Dengan terungkapnya jaringan-jaringan Indonesia-Malaysia-Filipina ini, berarti aparat keamanan berhasil membongkar lagi jaringan-jaringan teroris di negeri ini. Dengan demikian, target-target mereka bisa diatasi. Tokoh masyarakat dan kelompok Syiah, yang direncanakan akan diculik pun dapat diungkap. Bayangkan saja kalau jaringan ini tak ketahuan, berapa banyak polisi yang akan jadi korban dan berapa banyak tokoh masyarakat maupun pemeluk Syiah yang akan jadi sasaran..

Nampaknya intelijen dan polisi kita semakin professional dalam bekerja. Demikian pula polisi Malaysia dan Filipina. Kita berharap penegak hukum di tiga negara ini terus bekerja sama dan mengembangkan profesionalisme  sehingga unsur-unsur teror dalam masyarakat dapat dieliminasi dan bangsa-bangsa di Asia Tenggara dapat terus maju tanpa gangguan teroris yang dapat mencederai kawasan ini.

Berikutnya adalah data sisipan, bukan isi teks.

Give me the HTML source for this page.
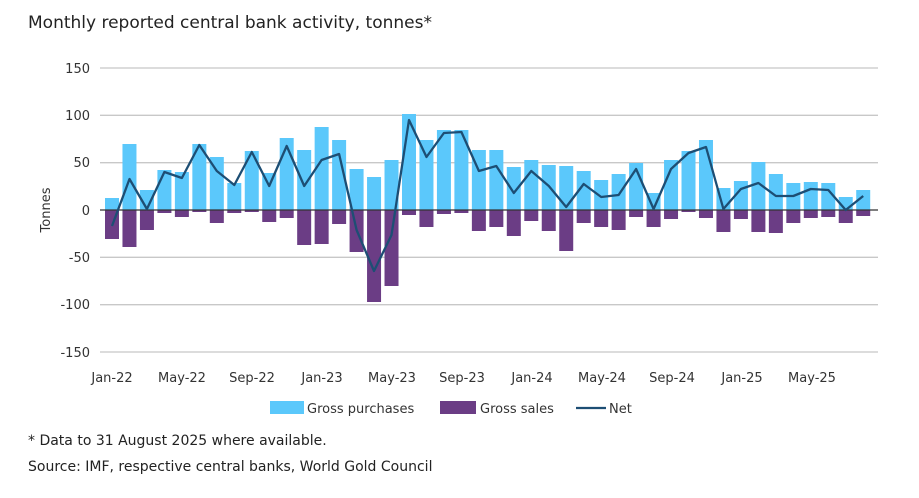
<!DOCTYPE html>
<html><head><meta charset="utf-8"><style>
body{margin:0;background:#fff;}
svg{display:block;font-family:"DejaVu Sans","Liberation Sans",sans-serif;}
</style></head><body>
<svg id="c" width="919" height="498" xmlns="http://www.w3.org/2000/svg">
<text x="28" y="28" font-size="17" fill="#222">Monthly reported central bank activity, tonnes*</text>
<g stroke="#c8c8c8" stroke-width="1.3">
<line x1="100" x2="878" y1="68" y2="68"/><line x1="100" x2="878" y1="115.3" y2="115.3"/>
<line x1="100" x2="878" y1="162.7" y2="162.7"/><line x1="100" x2="878" y1="257.3" y2="257.3"/>
<line x1="100" x2="878" y1="304.7" y2="304.7"/><line x1="100" x2="878" y1="352" y2="352"/>
</g>
<g font-size="13" fill="#333" text-anchor="end">
<text x="90" y="73">150</text><text x="90" y="120">100</text><text x="90" y="167">50</text>
<text x="90" y="215">0</text><text x="90" y="262">-50</text><text x="90" y="309">-100</text><text x="90" y="357">-150</text>
</g>
<text transform="translate(50,210) rotate(-90)" font-size="13" fill="#333" text-anchor="middle">Tonnes</text>
<g id="bars"></g>
<line x1="100" x2="878" y1="210" y2="210" stroke="#333" stroke-width="1.3"/>
<polyline id="net" fill="none" stroke="#1d4e74" stroke-width="2.3" stroke-linejoin="round"/>
<g font-size="13" fill="#333" text-anchor="middle">
<text x="112" y="382">Jan-22</text><text x="182" y="382">May-22</text><text x="252" y="382">Sep-22</text>
<text x="322" y="382">Jan-23</text><text x="392" y="382">May-23</text><text x="462" y="382">Sep-23</text>
<text x="532" y="382">Jan-24</text><text x="602" y="382">May-24</text><text x="672" y="382">Sep-24</text>
<text x="742" y="382">Jan-25</text><text x="812" y="382">May-25</text>
</g>
<rect x="270" y="401" width="34" height="13" fill="#5bc8fb"/>
<text x="307" y="413" font-size="13" fill="#333">Gross purchases</text>
<rect x="440" y="401" width="36" height="13" fill="#6b3d85"/>
<text x="480" y="413" font-size="13" fill="#333">Gross sales</text>
<line x1="576" x2="606" y1="408" y2="408" stroke="#1d4e74" stroke-width="2.3"/>
<text x="609" y="413" font-size="13" fill="#333">Net</text>
<text x="28" y="445" font-size="14" fill="#222">* Data to 31 August 2025 where available.</text>
<text x="28" y="471" font-size="14" fill="#222">Source: IMF, respective central banks, World Gold Council</text>
</svg>
<script>
var top_=[198,144,190,170,172,144,157,183,151,173,138,150,127,140,169,177,160,114,140,130,130,150,150,167,160,165,166,171,180,174,163,193,160,151,140,188,181,162,174,183,182,183,197,190];
var bot=[239,247,230,213,217,212,223,213,212,222,218,245,244,224,252,302,286,215,227,214,213,231,227,236,221,231,251,223,227,230,217,227,219,212,218,232,219,232,233,223,218,217,223,216];
var net=[226,179,209,172,178,145,171,185,152,186,146,186,160,154,230,271,235,120,157,133,132,171,166,193,171,186,207,184,197,195,169,209,169,153,147,209,189,183,196,196,189,190,210,196];
var g=document.getElementById('bars'),ns='http://www.w3.org/2000/svg',pts=[];
for(var i=0;i<44;i++){var x=105+17.47*i;
var r=document.createElementNS(ns,'rect');r.setAttribute('x',x);r.setAttribute('width',14);r.setAttribute('y',top_[i]);r.setAttribute('height',210-top_[i]);r.setAttribute('fill','#5bc8fb');g.appendChild(r);
r=document.createElementNS(ns,'rect');r.setAttribute('x',x);r.setAttribute('width',14);r.setAttribute('y',210);r.setAttribute('height',bot[i]-210);r.setAttribute('fill','#6b3d85');g.appendChild(r);
pts.push((x+7).toFixed(1)+','+net[i]);}
document.getElementById('net').setAttribute('points',pts.join(' '));
</script>
</body></html>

Aparat keamanan juga harus lebih memperkuat kerja sama bidang terorisme dengan negara anggota ASEAN lainnya. Sebab tak tertutup kemungkinan masih ada jaringan kelompok teroris lain yang belum terungkap. Toh Zulkarnaen, yang terlibat dalam Bom Bali I (2002) belum tertangkap. Dia kini menjadi pemimpin al-Qaidah Asia Tenggara sehingga AS bersedia membayar 5 juta dollar AS bagi siapa pun yang dapat memberi informasi tentang keberadaannya.